Le Parlement indonésien interdit aux journalistes d’enquêter sur ses membres
Une loi menace de poursuites judiciaires toute personne “manquant de respect” aux membres du Parlement indonésien, y compris les journalistes. Reporters sans frontières (RSF) appelle la Cour constitutionnelle de l’Indonésie à rejeter un article de cette loi qui viole clairement la liberté de la presse du pays.
En Indonésie, les journalistes pourront désormais être envoyés en prison pour avoir “manqué de respect” aux membres du Parlement. La nouvelle loi sur le pouvoir législatif, plus communément appelée la loi MD3, est entrée automatiquement en vigueur jeudi 15 mars, un mois après le refus du président Jokowi de signer le texte par souci de “respect de l’ordre public” - refus qui n’a du reste pas valeur de veto. C’est l’article 122 qui inquiète fortement journalistes et défenseurs de la liberté d’informer : il rend passible de poursuites pénales toute “critique” ou “manque de respect” contre le Parlement et ses représentants.

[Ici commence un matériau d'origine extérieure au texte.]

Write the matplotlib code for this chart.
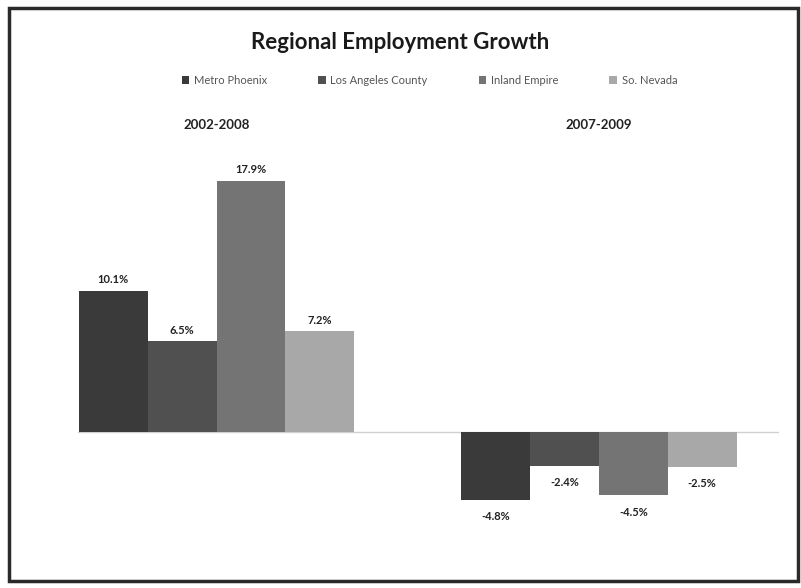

“Mal pensé et mal formulé, ce texte rend désormais impossible le traitement indépendant des questions parlementaires par le quatrième pouvoir, déclare Daniel Bastard, responsable du bureau Asie-Pacifique de RSF. Il porte en lui une atteinte grave à la Constitution du pays et au principe de séparation des pouvoirs. Nous appelons la Cour constitutionnelle à censurer au plus vite cet article, qui représente une réelle menace pour la liberté de la presse dans le pays.”

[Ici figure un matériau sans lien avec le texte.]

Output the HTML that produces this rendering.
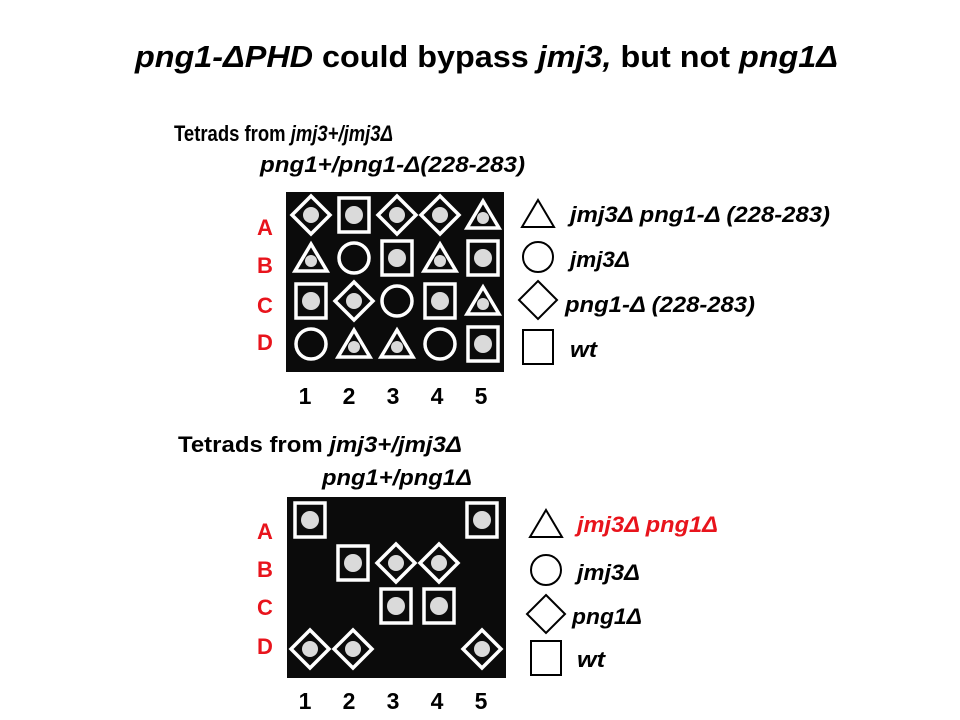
<!DOCTYPE html>
<html><head><meta charset="utf-8"><style>
html,body{margin:0;padding:0;background:#fff;}
svg{display:block;font-family:"Liberation Sans",sans-serif;font-weight:bold;}
</style></head><body>
<svg id="s" width="960" height="720">
<text x="135" y="67" font-size="31" textLength="703" lengthAdjust="spacingAndGlyphs"><tspan font-style="italic">png1-ΔPHD</tspan> could bypass <tspan font-style="italic">jmj3,</tspan> but not <tspan font-style="italic">png1Δ</tspan></text>
<text x="174" y="141" font-size="22" textLength="219" lengthAdjust="spacingAndGlyphs">Tetrads from <tspan font-style="italic">jmj3+/jmj3Δ</tspan></text>
<text x="260" y="172" font-size="22" font-style="italic" textLength="265" lengthAdjust="spacingAndGlyphs">png1+/png1-Δ(228-283)</text>
<text x="178" y="452" font-size="22" textLength="284" lengthAdjust="spacingAndGlyphs">Tetrads from <tspan font-style="italic">jmj3+/jmj3Δ</tspan></text>
<text x="322" y="485" font-size="22" font-style="italic" textLength="150" lengthAdjust="spacingAndGlyphs">png1+/png1Δ</text>
<g id="g"></g>
</svg>
<script>
const rows=['A','B','C','D'];
const cols=['1','2','3','4','5'];
// genotype per spot: t=triangle, c=circle (no growth), d=diamond, s=square, n=none
const topGeno=[['d','s','d','d','t'],['t','c','s','t','s'],['s','d','c','s','t'],['c','t','t','c','s']];
const botGeno=[['s','n','n','n','s'],['n','s','d','d','n'],['n','n','s','s','n'],['d','d','n','n','d']];
const topLegend=[['t','jmj3Δ png1-Δ (228-283)'],['c','jmj3Δ'],['d','png1-Δ (228-283)'],['s','wt']];
const botLegend=[['t','jmj3Δ png1Δ'],['c','jmj3Δ'],['d','png1Δ'],['s','wt']];
const NS='http://www.w3.org/2000/svg';
const g=document.getElementById('g');
function mk(tag,at,parent){const e=document.createElementNS(NS,tag);for(const k in at)e.setAttribute(k,at[k]);(parent||g).appendChild(e);return e;}
function shape(type,cx,cy,stroke,sw,parent){
  let e;
  if(type==='s')e=mk('rect',{x:cx-15,y:cy-17,width:30,height:34,fill:'none',stroke:stroke,'stroke-width':sw},parent);
  else if(type==='c')e=mk('circle',{cx:cx,cy:cy,r:15,fill:'none',stroke:stroke,'stroke-width':sw},parent);
  else if(type==='d')e=mk('polygon',{points:`${cx},${cy-19} ${cx+19},${cy} ${cx},${cy+19} ${cx-19},${cy}`,fill:'none',stroke:stroke,'stroke-width':sw},parent);
  else e=mk('polygon',{points:`${cx},${cy-14} ${cx+16},${cy+13} ${cx-16},${cy+13}`,fill:'none',stroke:stroke,'stroke-width':sw},parent);
  return e;
}
function plate(geno,x0,y0,w,h,cx0,cy0,name){
  const p=mk('g',{});
  
  
  const bg=mk('rect',{x:x0,y:y0,width:w,height:h,fill:'#0b0b0b'},p);
  
  
  geno.forEach((r,i)=>r.forEach((t,j)=>{
    if(t==='n')return;
    const cx=cx0+j*43,cy=cy0+i*43;
    if(t!=='c'){
      const rr=t==='t'?6:(t==='s'?9:8);
      const dy=t==='t'?3:0;
      const col=mk('circle',{cx:cx,cy:cy+dy,r:rr,fill:'#dadada'},p);
      
      
    }
    const s=shape(t,cx,cy,'#fff',3.5,p);
    
    
  }));
}
plate(topGeno,286,192,218,180,311,215,'top-plate');
plate(botGeno,287,497,219,181,310,520,'bottom-plate');
function labels(rowY,numY,name){
  rows.forEach((r,i)=>{const t=mk('text',{x:265,y:rowY[i],'font-size':22,fill:'#e8141c','text-anchor':'middle'});t.textContent=r;
    
    });
  cols.forEach((c,j)=>{const t=mk('text',{x:305+j*44,y:numY,'font-size':23,fill:'#000','text-anchor':'middle'});t.textContent=c;
    
    });
}
labels([235,273,313,350],404,'top');
labels([539,577,615,654],709,'bottom');
function legend(items,sx,sy,tx,ty,widths,red,name){
  items.forEach((it,i)=>{
    const s=shape(it[0],sx,sy[i],'#000',2,null);
    
    
    const t=mk('text',{x:tx[i],y:ty[i],'font-size':22,'font-style':'italic',fill:(red&&i===0)?'#e8141c':'#000',textLength:widths[i],lengthAdjust:'spacingAndGlyphs'});
    t.textContent=it[1];
    
    
  });
}
legend(topLegend,538,[214,257,300,347],[570,570,565,570],[222,267,312,357],[260,60,190,27],false,'top');
legend(botLegend,546,[524,570,614,658],[577,577,572,577],[532,580,624,667],[141,63,70,28],true,'bottom');
</script>
</body></html>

RSF relaie la démarche des organisations de la société civile indonésienne qui ont déjà saisi la juridiction suprême le jour même de l’entrée en vigueur de la loi.
Cette législation inquiète d’autant plus que sa formulation vague permet au Parlement de punir de manière parfaitement arbitraire les journalistes qui, dans leurs articles, “manqueraient de respect” envers les élus - sachant qu’aucune définition claire du “manque de respect” n’a été précisée. Les parlementaires pourront se prévaloir de cette disposition pour empêcher la publication d’enquêtes journalistiques qui porteraient par exemple sur la corruption endémique du système politique indonésien : au moins huit parlementaires, dont le président de la Chambre, ont été arrêtés pour corruption ces dernières années.

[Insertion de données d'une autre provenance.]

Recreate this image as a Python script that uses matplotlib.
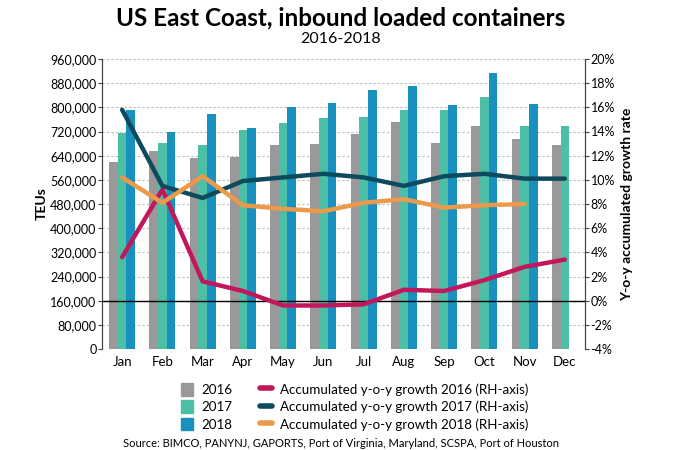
import matplotlib
matplotlib.use('Agg')
import matplotlib.pyplot as plt
from matplotlib.patches import Patch
from matplotlib.lines import Line2D
from matplotlib.ticker import FuncFormatter
import numpy as np

plt.rcParams['font.family'] = ['Lato', 'DejaVu Sans']

months = ['Jan', 'Feb', 'Mar', 'Apr', 'May', 'Jun', 'Jul', 'Aug', 'Sep', 'Oct', 'Nov', 'Dec']

# TEUs
teu_2016 = [618000, 657000, 633000, 636000, 675000, 679000, 711000, 753000, 682000, 738000, 694000, 674000]
teu_2017 = [716000, 681000, 675000, 725000, 748000, 764000, 768000, 791000, 791000, 835000, 738000, 738000]
teu_2018 = [790000, 720000, 779000, 732000, 801000, 813000, 858000, 872000, 809000, 915000, 810000]

# accumulated y-o-y growth, %
growth_2016 = [3.6, 9.2, 1.6, 0.8, -0.4, -0.4, -0.3, 0.9, 0.8, 1.7, 2.8, 3.4]
growth_2017 = [15.8, 9.5, 8.5, 9.9, 10.2, 10.5, 10.2, 9.5, 10.3, 10.5, 10.1, 10.1]
growth_2018 = [10.2, 8.1, 10.3, 7.9, 7.6, 7.4, 8.1, 8.4, 7.7, 7.9, 8.0]

c16, c17, c18 = '#999999', '#4cbfa6', '#1891bf'
l16, l17, l18 = '#c2185b', '#0e4a5e', '#eb9a4b'

fig = plt.figure(figsize=(6.82, 4.5), dpi=100)
ax = fig.add_axes([102/682, 1-349/450, 483/682, 290/450])
ax2 = ax.twinx()

x = np.arange(len(months))
w = 0.215
ax.bar(x - w, teu_2016, w, color=c16, zorder=2)
ax.bar(x, teu_2017, w, color=c17, zorder=2)
ax.bar(np.arange(len(teu_2018)) + w, teu_2018, w, color=c18, zorder=2)

ax.set_xlim(-0.5, 11.5)
ax.set_ylim(0, 960000)
ax.set_yticks(np.arange(0, 960001, 80000))
ax.yaxis.set_major_formatter(FuncFormatter(lambda v, p: f'{int(v):,}'))
ax.set_xticks(x)
ax.set_xticklabels(months)
ax.yaxis.grid(True, linestyle=(0, (2, 2)), color='#bbbbbb', linewidth=0.8, zorder=0)
ax.set_axisbelow(True)
ax.set_ylabel('TEUs', fontsize=10, fontweight='bold', labelpad=2)

ax2.axhline(0, color='black', linewidth=1, zorder=3)
ax2.plot(x, growth_2016, color=l16, lw=3.2, solid_capstyle='round', solid_joinstyle='round', zorder=4)
ax2.plot(x, growth_2017, color=l17, lw=3.2, solid_capstyle='round', solid_joinstyle='round', zorder=4)
ax2.plot(np.arange(len(growth_2018)), growth_2018, color=l18, lw=3.2, solid_capstyle='round', solid_joinstyle='round', zorder=4)
ax2.set_ylim(-4, 20)
ax2.set_yticks(np.arange(-4, 21, 2))
ax2.yaxis.set_major_formatter(FuncFormatter(lambda v, p: f'{int(v)}%'))
ax2.set_ylabel('Y-o-y accumulated growth rate', fontsize=10, fontweight='bold', labelpad=4)

for a in (ax, ax2):
    a.spines['top'].set_visible(False)
    a.spines['bottom'].set_visible(False)
    a.spines['left'].set_color('#444444')
    a.spines['right'].set_color('#444444')
    a.tick_params(axis='y', labelsize=9, length=3, width=0.8, color='#444444', pad=1)
ax.tick_params(axis='x', length=0, labelsize=9.5, pad=5)

handles = [Patch(color=c16, label='2016'),
           Patch(color=c17, label='2017'),
           Patch(color=c18, label='2018'),
           Line2D([], [], color=l16, lw=4, solid_capstyle='round', label='Accumulated y-o-y growth 2016 (RH-axis)'),
           Line2D([], [], color=l17, lw=4, solid_capstyle='round', label='Accumulated y-o-y growth 2017 (RH-axis)'),
           Line2D([], [], color=l18, lw=4, solid_capstyle='round', label='Accumulated y-o-y growth 2018 (RH-axis)')]
fig.legend(handles=handles, ncol=2, loc='upper center', bbox_to_anchor=(0.52, 1-371/450),
           frameon=False, fontsize=9.6, handlelength=0.9, handleheight=1.1,
           columnspacing=2.1, labelspacing=0.33, handletextpad=0.6)

fig.text(0.5, 1-6/450, 'US East Coast, inbound loaded containers', ha='center', va='top',
         fontsize=17.5, fontweight='bold')
fig.text(0.5, 1-32/450, '2016-2018', ha='center', va='top', fontsize=11.5)
fig.text(0.5, 1/450, 'Source: BIMCO, PANYNJ, GAPORTS, Port of Virginia, Maryland, SCSPA, Port of Houston',
         ha='center', va='bottom', fontsize=8)

fig.savefig('out.png', dpi=100)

L’entrée en vigueur de cette loi s’inscrit dans un contexte de raidissement du cadre législatif indonésien en matière de liberté de la presse, pourtant garantie par la Constitution indonésienne amendée en 2002. Une révision du code pénal, actuellement en cours, pourrait également criminaliser le travail des journalistes qui critiquent le président et le vice-président indonésiens.
L’Indonésie occupe la 124ème place sur 180 pays au Classement mondial de la liberté de la presse 2017.